Member of the Congress of Deputies for Barcelona
- In office 27 March 1996 – 29 July 1996
- Succeeded by: Salvador Sanz Palacio [es]
- In office 9 September 1980 – 29 June 1993
- Preceded by: Joan Rigol

Personal details
- Born: Josep María Trías de Bes i Serra 19 November 1944 Madrid, Spain
- Died: 10 September 2026 (aged 81) Barcelona, Spain
- Party: CDC (1979–1995) PP (1995–2009) UPyD (2009–2020)
- Education: University of Barcelona
- Occupation: Lawyer

= Josep María Trías de Bes =

Spanish politician (1944–2026)

Josep María Trías de Bes i Serra (19 November 1944 – 10 September 2026) was a Spanish politician of the Democratic Convergence of Catalonia (CDC) and the People's Party.

==Life and career==
Born in Madrid on 19 November 1944, Trías de Bes was the grandson of fellow politician Josep Maria Trias de Bes i Giró. He studied law at the University of Barcelona and became a lawyer.
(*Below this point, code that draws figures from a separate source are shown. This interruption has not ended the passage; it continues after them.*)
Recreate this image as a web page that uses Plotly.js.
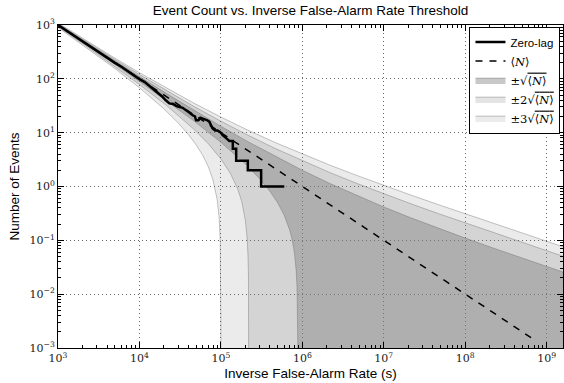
<!DOCTYPE html>
<html>
<head>
<meta charset="utf-8">
<script src="https://cdn.plot.ly/plotly-3.0.1.min.js"></script>
<style>html,body{margin:0;padding:0;background:#fff;}#chart{width:564px;height:383px;}</style>
</head>
<body>
<div id="chart"></div>
<script>
// Zero-lag cumulative event counts (step corners listed explicitly in the tail)
const zeroLagX = [1000,1200,1500,2000,2500,3000,4000,5000,6000,7000,8000,9000,10000,11500,13000,15000,17000,19000,21000,23300,26000,29000,33900,38000,42000,45000,48000,49500,53000,56000,62700,68000,72000,76000,79000,85000,91000,100000,105000,115000,127000,140000,140000,154000,154000,214000,214000,312000,312000,600000];
const zeroLagY = [1000,830,660,500,395,335,250,198,168,142,124,111,99,88,76,64,55,47,40,35,34,31,29,26,23,21,20,17,17,19,18,17,16,14,12,11,11,10,9,8,7,7,5,5,3,3,2,2,1,1];

// Expected count <N>
const meanX = [1000, 650000000];
const meanY = [1000, 0.00154];

// Upper edges of the bands (shared x)
const upperX = [1000,2154,4642,10000,21540,46420,100000,215400,464200,1000000,2154000,4642000,10000000,21540000,46420000,100000000,215400000,464200000,1000000000,1600000000];
const upper1 = [1031.6,485.7,230.1,110,53.23,26.18,13.16,6.796,3.622,2.0,1.1455,0.6796,0.4162,0.2618,0.1683,0.11,0.07277,0.04857,0.03262,0.02563];
const upper2 = [1063.2,507.3,244.8,120,60.05,30.82,16.32,8.95,5.09,3.0,1.827,1.144,0.7324,0.4772,0.3151,0.21,0.1409,0.09499,0.06424,0.05063];
const upper3 = [1094.9,528.8,259.4,130,66.86,35.47,19.49,11.10,6.558,4.0,2.508,1.608,1.0486,0.6926,0.4619,0.31,0.2090,0.1414,0.09586,0.07563];

// Lower edges of the bands
const lower1X = [1000,2154,4642,10000,21540,46420,100000,200000,300000,400000,500000,600000,700000,750000,800000,840000,860000,870000,875000,878000,880000,2000000000];
const lower1Y = [966.3,441.2,199.8,89.34,39.16,16.59,6.629,2.616,1.387,0.8145,0.4924,0.2905,0.1544,0.1024,0.05818,0.02737,0.01329,0.00655,0.003246,0.001295,0.00001,0.00001];
const lower2X = [1000,2154,4642,10000,21540,46420,70000,100000,130000,160000,180000,200000,210000,215000,218000,219000,219500,219800,220000,2000000000];
const lower2Y = [932.6,418.3,184.1,78.68,31.9,11.65,6.227,3.258,1.779,0.92,0.5304,0.2327,0.1095,0.05316,0.02092,0.01041,0.00518,0.00207,0.00001,0.00001];
const lower3X = [1000,2154,4642,10000,20000,30000,40000,50000,60000,70000,80000,90000,95000,98000,99000,99500,99800,99900,99950,100000,2000000000];
const lower3Y = [900,396.1,169.0,68.38,27.64,15.08,9.189,5.858,3.757,2.333,1.320,0.5702,0.2665,0.1026,0.0506,0.02515,0.01003,0.005,0.0025,0.00001,0.00001];

// Axis tick labels
const xTickVals = [1e3,1e4,1e5,1e6,1e7,1e8,1e9];
const xTickText = ['10<sup>3</sup>','10<sup>4</sup>','10<sup>5</sup>','10<sup>6</sup>','10<sup>7</sup>','10<sup>8</sup>','10<sup>9</sup>'];
const yTickVals = [1e-3,1e-2,1e-1,1,10,100,1000];
const yTickText = ['10<sup>−3</sup>','10<sup>−2</sup>','10<sup>−1</sup>','10<sup>0</sup>','10<sup>1</sup>','10<sup>2</sup>','10<sup>3</sup>'];

function band(lx, ly, upper, name, color, rank) {
  const xs = upperX.concat(lx.slice().reverse());
  const ys = upper.concat(ly.slice().reverse());
  return {
    x: xs, y: ys, type: 'scatter', mode: 'lines', fill: 'toself',
    fillcolor: color, line: {color: 'rgba(90,90,90,0.35)', width: 1},
    name: name, legendrank: rank, hoverinfo: 'skip'
  };
}

const serif = "'DejaVu Serif', serif";
const N = '<span style="font-family:DejaVu Serif">⟨<i>N</i>⟩</span>';
const traces = [
  band(lower3X, lower3Y, upper3, '<span style="font-family:DejaVu Serif">±3√<span style="text-decoration:overline">⟨<i>N</i>⟩</span></span>', 'rgba(128,128,128,0.16)', 5),
  band(lower2X, lower2Y, upper2, '<span style="font-family:DejaVu Serif">±2√<span style="text-decoration:overline">⟨<i>N</i>⟩</span></span>', 'rgba(128,128,128,0.213)', 4),
  band(lower1X, lower1Y, upper1, '<span style="font-family:DejaVu Serif">±√<span style="text-decoration:overline">⟨<i>N</i>⟩</span></span>', 'rgba(128,128,128,0.43)', 3),
  {x: meanX, y: meanY, type: 'scatter', mode: 'lines', name: N, legendrank: 2,
   line: {color: 'black', width: 1.5, dash: '7px,7px'}},
  {x: zeroLagX, y: zeroLagY, type: 'scatter', mode: 'lines', name: 'Zero-lag', legendrank: 1,
   line: {color: 'black', width: 2.5, shape: 'linear'}}
];

const axisCommon = {
  type: 'log', showline: true, linecolor: 'black', linewidth: 1, mirror: 'allticks',
  ticks: 'inside', ticklen: 6, tickwidth: 1, tickcolor: 'black',
  showgrid: true, gridcolor: 'rgba(0,0,0,0.6)', griddash: '1px,3px', gridwidth: 1,
  zeroline: false, tickmode: 'array',
  tickfont: {family: serif, size: 11, color: '#222'},
  minor: {ticks: 'inside', ticklen: 3, tickcolor: 'black', tickwidth: 1, dtick: 'D1', showgrid: false}
};

const layout = {
  width: 564, height: 383,
  margin: {l: 58, r: 1, t: 25, b: 35},
  paper_bgcolor: 'white', plot_bgcolor: 'white',
  showlegend: true,
  title: {text: 'Event Count vs. Inverse False-Alarm Rate Threshold',
          font: {family: 'Liberation Sans, Arial, sans-serif', size: 13.5, color: 'black'},
          xref: 'paper', x: 0.5, xanchor: 'center', yref: 'container', y: 0.973, yanchor: 'middle'},
  xaxis: Object.assign({}, axisCommon, {
    range: [3, 9.2], tickvals: xTickVals, ticktext: xTickText,
    title: {text: 'Inverse False-Alarm Rate (s)', font: {family: 'Liberation Sans, Arial, sans-serif', size: 13.5, color: 'black'}, standoff: 4}
  }),
  yaxis: Object.assign({}, axisCommon, {
    range: [-3, 3], tickvals: yTickVals, ticktext: yTickText,
    title: {text: 'Number of Events', font: {family: 'Liberation Sans, Arial, sans-serif', size: 13.5, color: 'black'}, standoff: 6}
  }),
  legend: {x: 0.995, xanchor: 'right', y: 0.995, yanchor: 'top',
           bgcolor: 'white', bordercolor: 'black', borderwidth: 1,
           font: {family: 'Liberation Sans, Arial, sans-serif', size: 11.5, color: 'black'},
           tracegroupgap: 0, itemwidth: 30}
};

Plotly.newPlot('chart', traces, layout, {displayModeBar: false, staticPlot: true});
</script>
</body>
</html>
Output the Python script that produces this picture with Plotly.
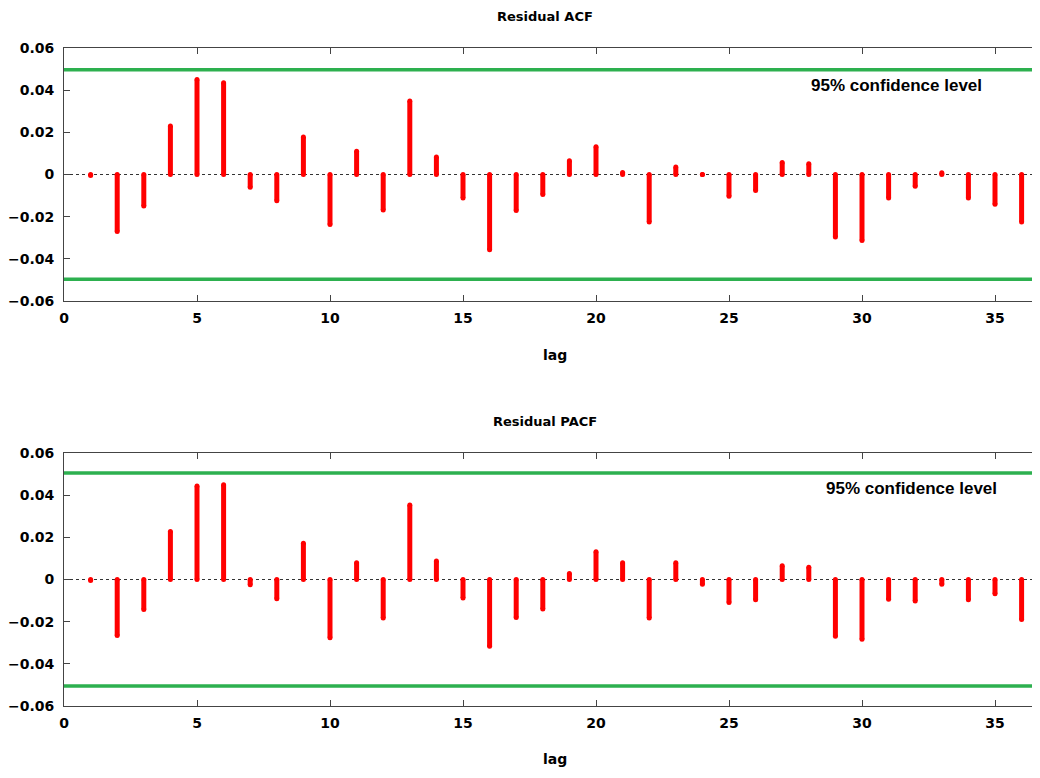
import plotly.graph_objects as go

# ---- data ----
lags = list(range(1, 37))
acf_values = [-0.0005, -0.027, -0.015, 0.023, 0.045, 0.0435, -0.006, -0.0124, 0.0178, -0.0237,
              0.011, -0.0168, 0.0349, 0.0083, -0.0111, -0.0357, -0.0171, -0.0095, 0.0065, 0.0132,
              0.001, -0.0225, 0.0035, 0.0, -0.0103, -0.0076, 0.0057, 0.0051, -0.0297, -0.0313,
              -0.0111, -0.0056, 0.0008, -0.0111, -0.0141, -0.0225]
pacf_values = [-0.0005, -0.0266, -0.0142, 0.0228, 0.0443, 0.0449, -0.0025, -0.0091, 0.0172, -0.0276,
               0.008, -0.0183, 0.0353, 0.0088, -0.0088, -0.0317, -0.018, -0.014, 0.0028, 0.0132,
               0.0079, -0.0183, 0.0079, -0.0022, -0.0109, -0.0096, 0.0065, 0.0058, -0.0269, -0.0283,
               -0.0094, -0.0102, -0.0022, -0.0096, -0.0068, -0.019]
acf_conf = 0.0497
pacf_conf = 0.0505
titles = ["Residual ACF", "Residual PACF"]
conf_label = "95% confidence level"
x_title = "lag"
y_tickvals = [-0.06, -0.04, -0.02, 0, 0.02, 0.04, 0.06]
y_ticktext = ["\u22120.06", "\u22120.04", "\u22120.02", "0", "0.02", "0.04", "0.06"]
x_tickvals = [0, 5, 10, 15, 20, 25, 30, 35]
x_ticktext = ["0", "5", "10", "15", "20", "25", "30", "35"]

OFF = 8  # page body margin offset
W, H = 1040 - 2 * OFF, 778 - 2 * OFF
L = 64 - OFF
X_MAX = (W - L) / 26.6
RED = "#ff0000"
GREEN = "#2db04f"
AXIS = "#444444"
tick_font = dict(family="DejaVu Sans", size=14, color="black", weight="bold")

fig = go.Figure()

def stems(vals):
    xs, ys = [], []
    for lag, v in zip(lags, vals):
        xs += [lag, lag, None]
        ys += [0, v, None]
    return xs, ys

panels = [
    dict(top=48, bottom=301, vals=acf_values, conf=acf_conf, xa="x", ya="y",
         title_y=16, lag_y=355, ann_x=31.3, ann_y=0.0424),
    dict(top=453, bottom=706, vals=pacf_values, conf=pacf_conf, xa="x2", ya="y2",
         title_y=421, lag_y=759, ann_x=31.86, ann_y=0.0431),
]

def py(y):  # window pixel y -> paper fraction
    return (H - (y - OFF)) / H

def px(x):  # window pixel x -> paper fraction (relative to plot area)
    return (x - OFF - L) / (W - L)

annotations = []
shapes = []
for i, p in enumerate(panels):
    xs, ys = stems(p["vals"])
    fig.add_trace(go.Scatter(x=xs, y=ys, mode="lines+markers", xaxis=p["xa"], yaxis=p["ya"],
                             line=dict(color=RED, width=5),
                             marker=dict(color=RED, size=5, line=dict(width=0)),
                             showlegend=False, hoverinfo="skip"))
    sfx = "" if i == 0 else "2"
    dom = [py(p["bottom"]), py(p["top"])]
    fig.update_layout(**{
        "xaxis" + sfx: dict(domain=[0, 1], range=[0, X_MAX], anchor="y" + sfx, automargin=False,
                            tickvals=x_tickvals, ticktext=x_ticktext, ticks="inside", ticklen=6,
                            tickcolor=AXIS, showline=True, linecolor=AXIS, linewidth=1,
                            mirror="ticks", showgrid=False, zeroline=False,
                            tickfont=tick_font, ticklabelstandoff=4),
        "yaxis" + sfx: dict(domain=dom, range=[-0.06, 0.06], anchor="x" + sfx, automargin=False,
                            tickvals=y_tickvals, ticktext=y_ticktext, ticks="inside", ticklen=6,
                            tickcolor=AXIS, showline=True, linecolor=AXIS, linewidth=1,
                            mirror=False, showgrid=False, zeroline=False,
                            tickfont=tick_font, ticklabelstandoff=6),
    })
    shapes.append(dict(type="line", xref=p["xa"] + " domain", yref=p["ya"], x0=0, x1=1, y0=0, y1=0,
                       line=dict(color="#333333", width=1, dash="dot"), layer="below"))
    for s in (1, -1):
        shapes.append(dict(type="line", xref=p["xa"] + " domain", yref=p["ya"], x0=0, x1=1,
                           y0=s * p["conf"], y1=s * p["conf"],
                           line=dict(color=GREEN, width=3.5)))
    annotations.append(dict(text=titles[i], xref="paper", yref="paper", x=px(545),
                            y=py(p["title_y"]), showarrow=False, xanchor="center",
                            yanchor="middle",
                            font=dict(family="DejaVu Sans", size=13, color="black", weight="bold")))
    annotations.append(dict(text=x_title, xref="paper", yref="paper", x=px(555),
                            y=py(p["lag_y"]), showarrow=False, xanchor="center",
                            yanchor="middle",
                            font=dict(family="DejaVu Sans", size=14, color="black", weight="bold")))
    annotations.append(dict(text=conf_label, xref=p["xa"], yref=p["ya"], x=p["ann_x"], y=p["ann_y"],
                            showarrow=False, xanchor="center", yanchor="middle",
                            font=dict(family="Liberation Sans", size=17, color="black", weight="bold")))

fig.update_layout(width=W, height=H, margin=dict(l=L, r=0, t=0, b=0, autoexpand=False),
                  plot_bgcolor="white", paper_bgcolor="white",
                  shapes=shapes, annotations=annotations, showlegend=False)

fig.write_html("out.html")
He joined the CDC in 1977 and replaced Joan Rigol in the Congress of Deputies in 1980, representing the Barcelona constituency. He was fourth secretary of the Congress from 1982 to 1989 and fourth vice-president from 1989 to 1993. He announced his intention to not run for re-election in 1993 over disagreements with party leader Jordi Pujol. He officially left the CDC in 1995 after opposing the party's growing relationship with the Spanish Socialist Workers' Party. He joined the PP that September and re-entered the Congress of Deputies in 1996. However, he resigned that July and was replaced by Salvador Sanz Palacio after being named chairman of transportation company Trasmediterránea. He left the company on 22 December 1999 in the midst of an internal crisis after the government had appointed a new CEO. In 2009, he announced his departure from the PP and joined Union, Progress and Democracy (UPyD).

Trías de Bes died on 10 September 2026, at the age of 81.